* Begin *

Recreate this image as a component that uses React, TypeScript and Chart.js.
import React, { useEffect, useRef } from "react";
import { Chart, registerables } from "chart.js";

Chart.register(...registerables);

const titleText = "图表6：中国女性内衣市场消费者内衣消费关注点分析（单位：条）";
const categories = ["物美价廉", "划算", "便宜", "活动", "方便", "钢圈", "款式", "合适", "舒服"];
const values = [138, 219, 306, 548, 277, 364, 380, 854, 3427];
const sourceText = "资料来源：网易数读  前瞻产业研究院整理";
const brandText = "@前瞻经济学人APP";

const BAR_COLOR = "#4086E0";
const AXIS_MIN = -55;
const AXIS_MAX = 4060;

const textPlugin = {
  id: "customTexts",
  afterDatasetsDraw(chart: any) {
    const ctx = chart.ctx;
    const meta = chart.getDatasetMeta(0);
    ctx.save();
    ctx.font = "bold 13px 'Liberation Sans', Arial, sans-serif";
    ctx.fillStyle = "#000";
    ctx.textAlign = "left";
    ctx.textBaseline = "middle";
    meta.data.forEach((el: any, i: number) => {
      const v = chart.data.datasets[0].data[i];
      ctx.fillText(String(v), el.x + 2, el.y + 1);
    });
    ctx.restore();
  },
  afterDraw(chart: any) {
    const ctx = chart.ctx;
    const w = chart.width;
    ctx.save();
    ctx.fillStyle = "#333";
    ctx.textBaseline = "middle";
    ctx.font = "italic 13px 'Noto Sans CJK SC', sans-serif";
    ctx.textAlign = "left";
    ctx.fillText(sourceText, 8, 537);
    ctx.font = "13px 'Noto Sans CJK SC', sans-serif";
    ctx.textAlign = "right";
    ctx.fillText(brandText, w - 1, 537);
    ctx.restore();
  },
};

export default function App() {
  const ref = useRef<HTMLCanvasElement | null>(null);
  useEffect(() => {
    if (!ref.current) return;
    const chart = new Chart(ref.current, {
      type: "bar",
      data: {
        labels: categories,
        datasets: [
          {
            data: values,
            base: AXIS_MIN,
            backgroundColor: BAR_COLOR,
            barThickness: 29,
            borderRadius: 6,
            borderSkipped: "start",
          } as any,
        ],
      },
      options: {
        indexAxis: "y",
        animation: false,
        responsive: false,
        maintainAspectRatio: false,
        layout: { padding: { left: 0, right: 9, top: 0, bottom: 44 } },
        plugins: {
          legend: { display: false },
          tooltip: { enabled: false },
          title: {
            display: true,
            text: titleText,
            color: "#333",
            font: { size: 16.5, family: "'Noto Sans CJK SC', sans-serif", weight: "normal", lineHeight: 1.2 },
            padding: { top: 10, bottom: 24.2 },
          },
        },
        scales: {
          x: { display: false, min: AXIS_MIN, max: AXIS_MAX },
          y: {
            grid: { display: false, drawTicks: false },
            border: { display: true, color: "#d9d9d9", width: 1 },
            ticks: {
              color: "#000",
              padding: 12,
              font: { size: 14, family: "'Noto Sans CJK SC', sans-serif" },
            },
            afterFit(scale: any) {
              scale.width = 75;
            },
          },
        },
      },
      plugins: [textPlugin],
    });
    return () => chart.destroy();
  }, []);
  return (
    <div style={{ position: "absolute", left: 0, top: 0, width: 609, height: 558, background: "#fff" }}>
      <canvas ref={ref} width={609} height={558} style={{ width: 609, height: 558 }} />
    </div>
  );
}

* End *
* Begin *

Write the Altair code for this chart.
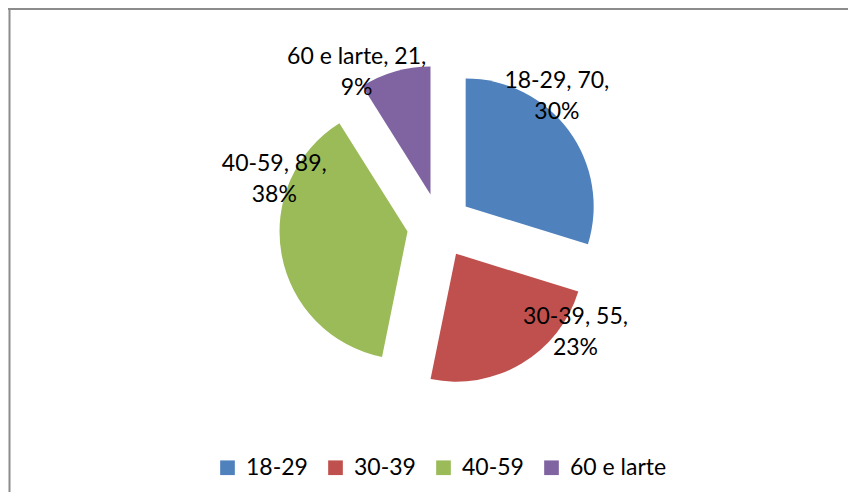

* End *
* Begin *

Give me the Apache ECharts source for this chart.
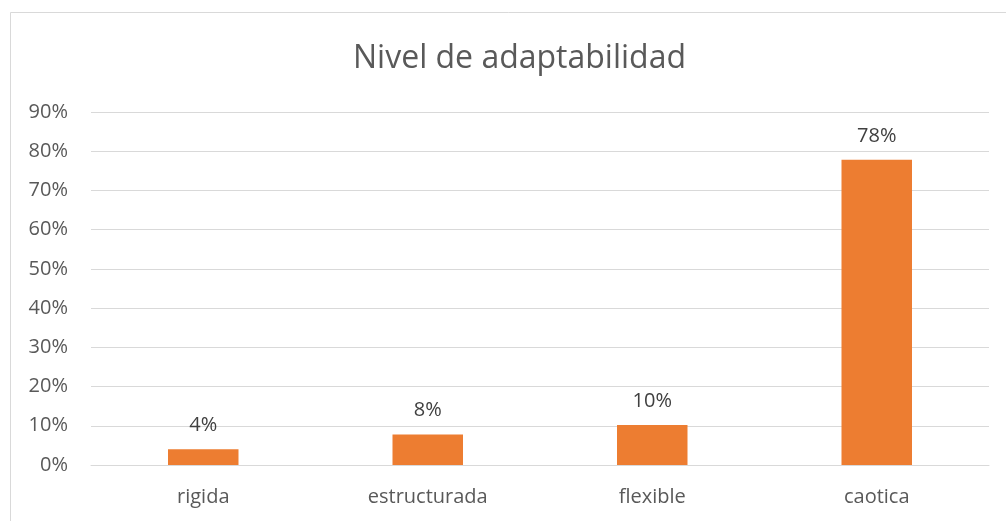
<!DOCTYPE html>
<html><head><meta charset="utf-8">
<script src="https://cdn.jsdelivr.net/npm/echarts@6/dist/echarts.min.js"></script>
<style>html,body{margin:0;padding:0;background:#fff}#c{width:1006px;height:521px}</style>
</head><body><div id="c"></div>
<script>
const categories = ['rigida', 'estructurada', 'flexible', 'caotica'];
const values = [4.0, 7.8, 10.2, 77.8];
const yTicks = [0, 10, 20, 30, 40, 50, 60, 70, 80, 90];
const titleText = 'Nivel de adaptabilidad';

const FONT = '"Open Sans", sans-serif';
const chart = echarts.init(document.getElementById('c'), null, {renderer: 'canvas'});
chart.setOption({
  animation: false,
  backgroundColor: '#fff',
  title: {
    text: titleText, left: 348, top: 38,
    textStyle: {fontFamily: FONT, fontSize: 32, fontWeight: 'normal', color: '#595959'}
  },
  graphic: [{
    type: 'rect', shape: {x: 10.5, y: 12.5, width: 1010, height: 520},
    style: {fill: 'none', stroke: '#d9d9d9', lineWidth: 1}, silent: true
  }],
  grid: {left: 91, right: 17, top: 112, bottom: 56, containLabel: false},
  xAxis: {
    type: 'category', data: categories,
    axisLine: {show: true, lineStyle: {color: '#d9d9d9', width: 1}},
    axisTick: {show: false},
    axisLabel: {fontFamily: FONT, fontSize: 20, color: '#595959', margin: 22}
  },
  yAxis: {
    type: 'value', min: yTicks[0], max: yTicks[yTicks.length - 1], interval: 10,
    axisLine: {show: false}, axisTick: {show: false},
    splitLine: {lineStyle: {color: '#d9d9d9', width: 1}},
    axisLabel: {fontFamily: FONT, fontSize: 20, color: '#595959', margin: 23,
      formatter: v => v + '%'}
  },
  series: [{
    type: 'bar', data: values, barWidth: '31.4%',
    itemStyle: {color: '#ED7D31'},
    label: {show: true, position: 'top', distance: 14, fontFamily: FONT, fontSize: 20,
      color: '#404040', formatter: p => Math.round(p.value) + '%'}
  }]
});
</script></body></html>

* End *

Pull out and copy each line containing the string "React".

→ **ANSWER TO THIS PROBLEM**:
Recreate this image as a component that uses React, TypeScript and Chart.js.
import React, { useEffect, useRef } from "react";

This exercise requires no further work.